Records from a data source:
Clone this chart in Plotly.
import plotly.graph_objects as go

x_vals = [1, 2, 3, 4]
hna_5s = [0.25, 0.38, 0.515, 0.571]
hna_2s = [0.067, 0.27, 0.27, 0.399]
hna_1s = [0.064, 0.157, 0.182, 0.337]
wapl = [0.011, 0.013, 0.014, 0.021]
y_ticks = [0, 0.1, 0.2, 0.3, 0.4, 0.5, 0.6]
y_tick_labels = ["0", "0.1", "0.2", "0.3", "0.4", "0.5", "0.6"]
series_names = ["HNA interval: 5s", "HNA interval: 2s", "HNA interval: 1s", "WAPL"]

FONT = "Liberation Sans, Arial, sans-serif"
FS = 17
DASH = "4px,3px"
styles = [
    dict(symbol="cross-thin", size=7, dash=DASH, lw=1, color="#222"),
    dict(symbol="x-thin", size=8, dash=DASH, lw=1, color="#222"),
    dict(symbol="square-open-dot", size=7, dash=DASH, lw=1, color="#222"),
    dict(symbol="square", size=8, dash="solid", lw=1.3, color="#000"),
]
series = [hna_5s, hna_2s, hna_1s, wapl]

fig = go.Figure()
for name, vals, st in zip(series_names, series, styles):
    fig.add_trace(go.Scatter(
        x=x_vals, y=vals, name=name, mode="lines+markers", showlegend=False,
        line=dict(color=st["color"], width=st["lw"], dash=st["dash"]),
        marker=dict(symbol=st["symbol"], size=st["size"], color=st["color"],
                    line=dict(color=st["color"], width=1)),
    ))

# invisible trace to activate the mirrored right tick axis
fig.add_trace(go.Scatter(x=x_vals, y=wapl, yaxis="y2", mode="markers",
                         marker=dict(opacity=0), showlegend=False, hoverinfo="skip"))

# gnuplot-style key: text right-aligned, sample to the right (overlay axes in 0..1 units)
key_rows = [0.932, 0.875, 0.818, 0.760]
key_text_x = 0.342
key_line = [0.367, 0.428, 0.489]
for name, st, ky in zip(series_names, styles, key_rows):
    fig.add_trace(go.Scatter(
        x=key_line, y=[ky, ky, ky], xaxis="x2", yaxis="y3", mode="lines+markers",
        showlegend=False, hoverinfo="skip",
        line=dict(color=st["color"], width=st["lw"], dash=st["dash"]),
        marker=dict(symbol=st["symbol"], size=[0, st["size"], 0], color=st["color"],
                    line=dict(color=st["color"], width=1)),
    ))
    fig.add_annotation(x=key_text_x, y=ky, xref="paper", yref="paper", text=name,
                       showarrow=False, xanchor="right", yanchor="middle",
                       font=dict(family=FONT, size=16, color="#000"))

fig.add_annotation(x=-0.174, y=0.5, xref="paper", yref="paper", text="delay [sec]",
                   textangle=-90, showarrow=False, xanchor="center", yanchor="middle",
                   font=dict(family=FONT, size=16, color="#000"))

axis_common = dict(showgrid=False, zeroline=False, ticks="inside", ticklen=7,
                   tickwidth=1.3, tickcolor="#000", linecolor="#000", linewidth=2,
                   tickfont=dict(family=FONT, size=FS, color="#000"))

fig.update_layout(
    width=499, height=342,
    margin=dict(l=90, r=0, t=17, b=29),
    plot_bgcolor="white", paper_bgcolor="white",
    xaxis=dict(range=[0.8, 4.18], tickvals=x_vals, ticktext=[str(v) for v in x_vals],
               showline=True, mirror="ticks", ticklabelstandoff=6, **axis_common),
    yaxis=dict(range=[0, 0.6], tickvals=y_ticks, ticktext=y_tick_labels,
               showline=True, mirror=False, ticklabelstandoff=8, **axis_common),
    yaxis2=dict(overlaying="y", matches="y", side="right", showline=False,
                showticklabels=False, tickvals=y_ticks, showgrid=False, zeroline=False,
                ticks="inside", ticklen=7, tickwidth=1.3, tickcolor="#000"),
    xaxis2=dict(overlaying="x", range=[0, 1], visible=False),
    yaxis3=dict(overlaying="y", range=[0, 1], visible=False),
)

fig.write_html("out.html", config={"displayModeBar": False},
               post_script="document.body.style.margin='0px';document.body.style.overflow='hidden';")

==

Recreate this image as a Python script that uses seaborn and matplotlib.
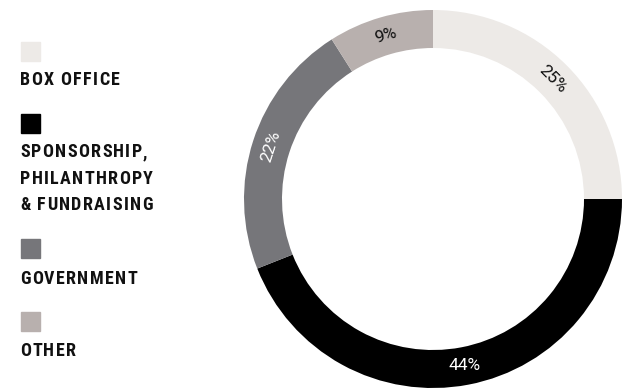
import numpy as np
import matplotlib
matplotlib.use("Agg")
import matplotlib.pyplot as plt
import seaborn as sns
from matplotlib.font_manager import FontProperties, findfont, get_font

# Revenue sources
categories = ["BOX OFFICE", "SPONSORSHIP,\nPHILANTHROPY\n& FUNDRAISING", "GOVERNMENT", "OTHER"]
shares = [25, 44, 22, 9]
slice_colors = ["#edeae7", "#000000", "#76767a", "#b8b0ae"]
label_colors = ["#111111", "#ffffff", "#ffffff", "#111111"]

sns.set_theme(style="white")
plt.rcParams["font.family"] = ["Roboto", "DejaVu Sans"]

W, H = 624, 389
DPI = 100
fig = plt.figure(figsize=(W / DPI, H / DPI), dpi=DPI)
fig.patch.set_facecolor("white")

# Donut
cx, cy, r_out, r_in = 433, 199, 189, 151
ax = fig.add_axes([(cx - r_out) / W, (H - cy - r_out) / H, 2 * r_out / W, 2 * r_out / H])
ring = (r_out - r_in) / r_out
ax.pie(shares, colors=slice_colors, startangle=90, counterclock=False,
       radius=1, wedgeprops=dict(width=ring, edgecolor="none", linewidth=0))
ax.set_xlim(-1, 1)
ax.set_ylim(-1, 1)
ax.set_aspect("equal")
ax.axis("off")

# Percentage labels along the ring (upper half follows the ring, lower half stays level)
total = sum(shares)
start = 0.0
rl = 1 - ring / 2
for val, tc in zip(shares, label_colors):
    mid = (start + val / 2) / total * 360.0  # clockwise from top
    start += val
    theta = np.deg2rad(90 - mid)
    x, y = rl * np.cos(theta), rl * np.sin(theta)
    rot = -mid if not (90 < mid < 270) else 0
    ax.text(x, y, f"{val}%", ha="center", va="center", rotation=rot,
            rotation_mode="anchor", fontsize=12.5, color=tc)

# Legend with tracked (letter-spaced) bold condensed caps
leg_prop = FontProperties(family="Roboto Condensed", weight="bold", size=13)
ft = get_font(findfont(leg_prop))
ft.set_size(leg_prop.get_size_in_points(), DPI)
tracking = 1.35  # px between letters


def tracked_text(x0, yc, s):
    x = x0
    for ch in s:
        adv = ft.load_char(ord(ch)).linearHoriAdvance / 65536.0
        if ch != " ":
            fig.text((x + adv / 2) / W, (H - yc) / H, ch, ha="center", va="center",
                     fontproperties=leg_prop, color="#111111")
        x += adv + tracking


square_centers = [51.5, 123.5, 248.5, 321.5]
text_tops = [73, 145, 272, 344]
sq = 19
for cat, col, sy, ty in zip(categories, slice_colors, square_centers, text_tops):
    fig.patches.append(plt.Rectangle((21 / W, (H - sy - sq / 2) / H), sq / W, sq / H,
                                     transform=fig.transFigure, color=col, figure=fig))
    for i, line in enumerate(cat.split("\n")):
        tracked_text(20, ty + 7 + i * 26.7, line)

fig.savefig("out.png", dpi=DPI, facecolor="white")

(AIM)
Retype exactly, and only, the lines from the one containing "Clone this chart in Plotly." through the one containing "series = [hna_5s, hna_2s, hna_1s, wapl]", both included.

(WRITTEN SOLUTION)
Clone this chart in Plotly.
import plotly.graph_objects as go

x_vals = [1, 2, 3, 4]
hna_5s = [0.25, 0.38, 0.515, 0.571]
hna_2s = [0.067, 0.27, 0.27, 0.399]
hna_1s = [0.064, 0.157, 0.182, 0.337]
wapl = [0.011, 0.013, 0.014, 0.021]
y_ticks = [0, 0.1, 0.2, 0.3, 0.4, 0.5, 0.6]
y_tick_labels = ["0", "0.1", "0.2", "0.3", "0.4", "0.5", "0.6"]
series_names = ["HNA interval: 5s", "HNA interval: 2s", "HNA interval: 1s", "WAPL"]

FONT = "Liberation Sans, Arial, sans-serif"
FS = 17
DASH = "4px,3px"
styles = [
    dict(symbol="cross-thin", size=7, dash=DASH, lw=1, color="#222"),
    dict(symbol="x-thin", size=8, dash=DASH, lw=1, color="#222"),
    dict(symbol="square-open-dot", size=7, dash=DASH, lw=1, color="#222"),
    dict(symbol="square", size=8, dash="solid", lw=1.3, color="#000"),
]
series = [hna_5s, hna_2s, hna_1s, wapl]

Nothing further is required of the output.